**DATA SHOWN**.
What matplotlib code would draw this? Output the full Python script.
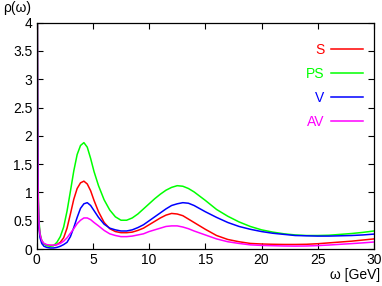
import numpy as np
import matplotlib
matplotlib.use("Agg")
import matplotlib.pyplot as plt

plt.rcParams['font.family'] = ['Liberation Sans Narrow', 'Liberation Sans', 'DejaVu Sans']

# omega grid [GeV] and spectral functions
omega = [0.02, 0.05, 0.08, 0.12, 0.16, 0.2, 0.3, 0.45, 0.65, 0.9, 1.2, 1.5, 1.8, 2.1,
         2.4, 2.7, 3.0, 3.3, 3.6, 3.9, 4.2, 4.5, 4.8, 5.1, 5.5, 6.0, 6.5, 7.0, 7.5,
         8.0, 8.5, 9.0, 9.5, 10, 10.5, 11, 11.5, 12, 12.5, 13, 13.5, 14, 15, 16, 17,
         18, 19, 20, 21, 22, 23, 24, 25, 26, 27, 28, 29, 30]

rho_S = [20, 5.0, 2.4, 1.15, 0.65, 0.42, 0.24, 0.14, 0.09, 0.07, 0.065, 0.065, 0.08, 0.12,
         0.20, 0.37, 0.62, 0.88, 1.07, 1.17, 1.20, 1.15, 1.03, 0.86, 0.66, 0.47, 0.36, 0.31, 0.29,
         0.29, 0.30, 0.33, 0.37, 0.43, 0.49, 0.55, 0.60, 0.63, 0.62, 0.59, 0.53, 0.47, 0.35, 0.24, 0.17,
         0.13, 0.10, 0.09, 0.085, 0.082, 0.082, 0.085, 0.095, 0.11, 0.125, 0.14, 0.16, 0.18]

rho_PS = [20, 5.5, 2.8, 1.4, 0.8, 0.52, 0.28, 0.15, 0.09, 0.06, 0.05, 0.06, 0.12, 0.22,
          0.39, 0.67, 1.02, 1.38, 1.67, 1.83, 1.88, 1.80, 1.60, 1.37, 1.12, 0.87, 0.69, 0.57, 0.51,
          0.51, 0.55, 0.62, 0.71, 0.80, 0.89, 0.97, 1.04, 1.09, 1.12, 1.11, 1.07, 1.01, 0.86, 0.70, 0.58,
          0.48, 0.40, 0.34, 0.30, 0.27, 0.25, 0.24, 0.24, 0.245, 0.26, 0.275, 0.295, 0.32]

rho_V = [20, 4.8, 2.3, 1.1, 0.6, 0.38, 0.2, 0.1, 0.05, 0.03, 0.02, 0.02, 0.03, 0.05,
         0.08, 0.12, 0.22, 0.38, 0.56, 0.72, 0.80, 0.82, 0.77, 0.68, 0.56, 0.44, 0.37, 0.34, 0.32,
         0.32, 0.34, 0.38, 0.43, 0.50, 0.57, 0.64, 0.71, 0.77, 0.80, 0.82, 0.81, 0.77, 0.66, 0.56, 0.47,
         0.40, 0.35, 0.31, 0.28, 0.26, 0.24, 0.235, 0.23, 0.23, 0.235, 0.24, 0.25, 0.265]

rho_AV = [20, 5.0, 2.4, 1.15, 0.68, 0.45, 0.26, 0.15, 0.1, 0.08, 0.07, 0.07, 0.08, 0.10,
          0.14, 0.20, 0.28, 0.36, 0.45, 0.51, 0.55, 0.55, 0.52, 0.47, 0.41, 0.33, 0.27, 0.24, 0.22,
          0.22, 0.23, 0.25, 0.27, 0.31, 0.34, 0.37, 0.40, 0.41, 0.41, 0.39, 0.36, 0.32, 0.25, 0.18, 0.13,
          0.10, 0.075, 0.065, 0.06, 0.055, 0.053, 0.055, 0.062, 0.072, 0.085, 0.097, 0.11, 0.125]

labels = ["S", "PS", "V", "AV"]
colors = ["#ff0000", "#00ff00", "#0000ff", "#ff00ff"]

fig = plt.figure(figsize=(3.82, 2.86), dpi=100)
ax = fig.add_axes([0.096, 0.129, 0.883, 0.792])

for rho, lab, c in zip([rho_S, rho_PS, rho_V, rho_AV], labels, colors):
    ax.plot(omega, rho, color=c, lw=1.1, label=lab)

ax.set_xlim(0, 30)
ax.set_ylim(0, 4)
ax.set_xticks([0, 5, 10, 15, 20, 25, 30])
ax.set_yticks([0, 0.5, 1, 1.5, 2, 2.5, 3, 3.5, 4])
ax.set_yticklabels(["0", "0.5", "1", "1.5", "2", "2.5", "3", "3.5", "4"])
ax.tick_params(direction='in', top=True, right=True, length=4, width=0.8,
               labelsize=10, pad=3)
for s in ax.spines.values():
    s.set_linewidth(0.9)

fig.text(0.008, 0.972, "ρ(ω)", fontsize=10, ha='left', va='center')
fig.text(0.995, 0.038, "ω [GeV]", fontsize=10, ha='right', va='center')

ax.legend(loc='upper right', bbox_to_anchor=(0.968, 0.91), markerfirst=False,
          labelcolor='linecolor', frameon=False, fontsize=10, handlelength=2.3,
          labelspacing=0.72, handletextpad=0.5, borderpad=0, borderaxespad=0)

fig.savefig("out.png", dpi=100)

**WORK TO DO**. Scan the listing above and copy all lines containing the word "matplotlib".

**RESPONSE FOR THIS EXERCISE**.
What matplotlib code would draw this? Output the full Python script.
import matplotlib
matplotlib.use("Agg")
import matplotlib.pyplot as plt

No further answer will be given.